Tohoku University scientists have created quantum networks of superconducting qubits that could detect faint signals from dark matter. The breakthrough boosts sensitivity and could transform technologies like MRI, GPS, and radar.
Scientists at Japan’s Tohoku University have taken a major step toward solving one of the universe’s biggest enigmas — the nature of dark matter. Their breakthrough comes from creating quantum sensor networks that can detect incredibly faint signals which might be left behind by this elusive substance. Their findings were published in Physical Review D.
For decades, physicists have known that dark matter makes up most of the universe’s mass, yet it neither emits nor reflects light, making it invisible to traditional instruments. The new approach from Tohoku University could change that.
Building Smarter Quantum Networks
The research team found that by connecting superconducting qubits — the same building blocks used in quantum computers — into optimized network patterns, they could significantly boost the sensitivity of quantum sensors.
Ordinarily, a single quantum sensor struggles to detect faint cosmic signals. But when several sensors are linked together in well-designed formations, they begin to “work together,” amplifying even the weakest disturbances.
Dr. Le Bin Ho, the study’s lead author, explained,
“Our goal was to figure out how to organize and fine-tune quantum sensors so they can detect dark matter more reliably.

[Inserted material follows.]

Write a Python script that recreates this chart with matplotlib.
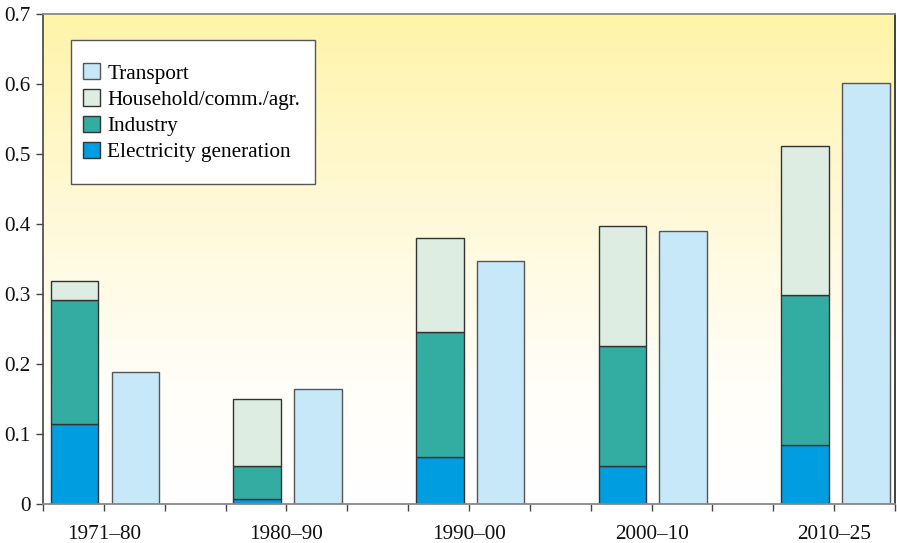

The structure of the network itself plays a crucial role in enhancing sensitivity.”
From the Cosmos to Real-World Applications
Tohoku’s team experimented with various configurations — rings, lines, stars, and fully connected layouts — using systems of four and nine qubits. They applied variational quantum metrology, a method that refines how quantum states are prepared and measured, much like a learning algorithm.

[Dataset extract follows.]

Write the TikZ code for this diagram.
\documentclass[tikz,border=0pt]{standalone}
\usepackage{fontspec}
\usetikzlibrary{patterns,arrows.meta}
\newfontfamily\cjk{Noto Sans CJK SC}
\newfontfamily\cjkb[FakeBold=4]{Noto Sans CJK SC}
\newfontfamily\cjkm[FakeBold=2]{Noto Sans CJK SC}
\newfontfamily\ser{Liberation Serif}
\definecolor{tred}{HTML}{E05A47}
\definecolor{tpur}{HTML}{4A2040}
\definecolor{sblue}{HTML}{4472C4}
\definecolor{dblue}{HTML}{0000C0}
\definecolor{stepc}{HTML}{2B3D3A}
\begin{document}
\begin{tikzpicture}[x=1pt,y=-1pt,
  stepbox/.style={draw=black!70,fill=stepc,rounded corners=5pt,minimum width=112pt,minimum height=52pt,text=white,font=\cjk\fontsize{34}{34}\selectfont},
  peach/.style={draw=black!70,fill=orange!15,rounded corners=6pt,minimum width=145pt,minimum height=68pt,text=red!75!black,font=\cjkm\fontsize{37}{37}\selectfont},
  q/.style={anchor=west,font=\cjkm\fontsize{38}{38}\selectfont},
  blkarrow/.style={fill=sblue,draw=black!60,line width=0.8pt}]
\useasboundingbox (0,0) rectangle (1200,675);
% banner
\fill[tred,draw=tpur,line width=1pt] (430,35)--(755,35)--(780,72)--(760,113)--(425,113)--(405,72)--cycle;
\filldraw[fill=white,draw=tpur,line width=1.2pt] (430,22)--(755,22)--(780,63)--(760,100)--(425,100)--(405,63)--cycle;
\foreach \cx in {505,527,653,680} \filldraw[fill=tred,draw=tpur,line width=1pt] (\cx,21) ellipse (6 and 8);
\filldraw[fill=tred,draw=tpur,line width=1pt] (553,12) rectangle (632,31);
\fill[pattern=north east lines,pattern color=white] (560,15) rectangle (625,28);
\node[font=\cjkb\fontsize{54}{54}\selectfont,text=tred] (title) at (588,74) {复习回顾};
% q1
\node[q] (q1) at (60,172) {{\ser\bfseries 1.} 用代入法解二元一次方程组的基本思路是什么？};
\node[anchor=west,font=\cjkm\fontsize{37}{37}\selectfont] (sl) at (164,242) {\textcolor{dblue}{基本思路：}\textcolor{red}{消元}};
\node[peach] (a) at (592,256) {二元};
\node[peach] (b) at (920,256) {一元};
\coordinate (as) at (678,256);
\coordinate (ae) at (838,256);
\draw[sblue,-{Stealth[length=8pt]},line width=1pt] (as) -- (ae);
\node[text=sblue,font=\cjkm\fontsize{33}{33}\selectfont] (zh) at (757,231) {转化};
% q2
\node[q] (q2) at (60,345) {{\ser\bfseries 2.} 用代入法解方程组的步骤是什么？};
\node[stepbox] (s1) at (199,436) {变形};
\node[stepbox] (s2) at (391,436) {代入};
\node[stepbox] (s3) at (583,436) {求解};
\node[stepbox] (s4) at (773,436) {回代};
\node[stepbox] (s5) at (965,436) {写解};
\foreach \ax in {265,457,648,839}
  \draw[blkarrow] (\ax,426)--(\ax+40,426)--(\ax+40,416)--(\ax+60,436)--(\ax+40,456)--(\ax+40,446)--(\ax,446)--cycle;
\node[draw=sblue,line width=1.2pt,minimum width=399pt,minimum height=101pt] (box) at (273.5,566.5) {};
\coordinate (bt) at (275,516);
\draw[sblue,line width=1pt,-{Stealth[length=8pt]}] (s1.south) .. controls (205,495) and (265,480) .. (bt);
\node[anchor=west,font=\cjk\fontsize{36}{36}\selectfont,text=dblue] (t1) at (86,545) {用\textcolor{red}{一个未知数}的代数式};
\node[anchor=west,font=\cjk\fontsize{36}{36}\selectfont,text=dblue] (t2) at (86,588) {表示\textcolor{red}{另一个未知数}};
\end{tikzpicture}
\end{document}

To cut down on background noise, the researchers used Bayesian estimation, a statistical process that works like “sharpening” a blurry image. Even under realistic conditions with added noise, their optimized quantum networks outperformed traditional detection methods.
More Than Just Physics
While the ultimate goal is to reveal dark matter, this innovation could have sweeping effects far beyond astrophysics. The same principles could enhance quantum radar, gravitational wave detectors, MRI machines, and even GPS navigation systems.
Dr. Ho added,
“This research shows that carefully designed quantum networks can push the limits of precision measurement. It opens the door to using quantum sensors not just in laboratories, but in everyday technologies that demand extreme accuracy.”
The Road Ahead
The team’s next steps involve expanding to larger networks of sensors and developing strategies to make them more resistant to environmental noise. Their findings, published in Physical Review D on October 1, 2025, hint at a future where quantum technology could illuminate the unseen forces holding our universe together.
As the quest to uncover dark matter continues, these advances remind us that the tools born from quantum physics may not just explain the cosmos—but also transform how we see, measure, and navigate our own world.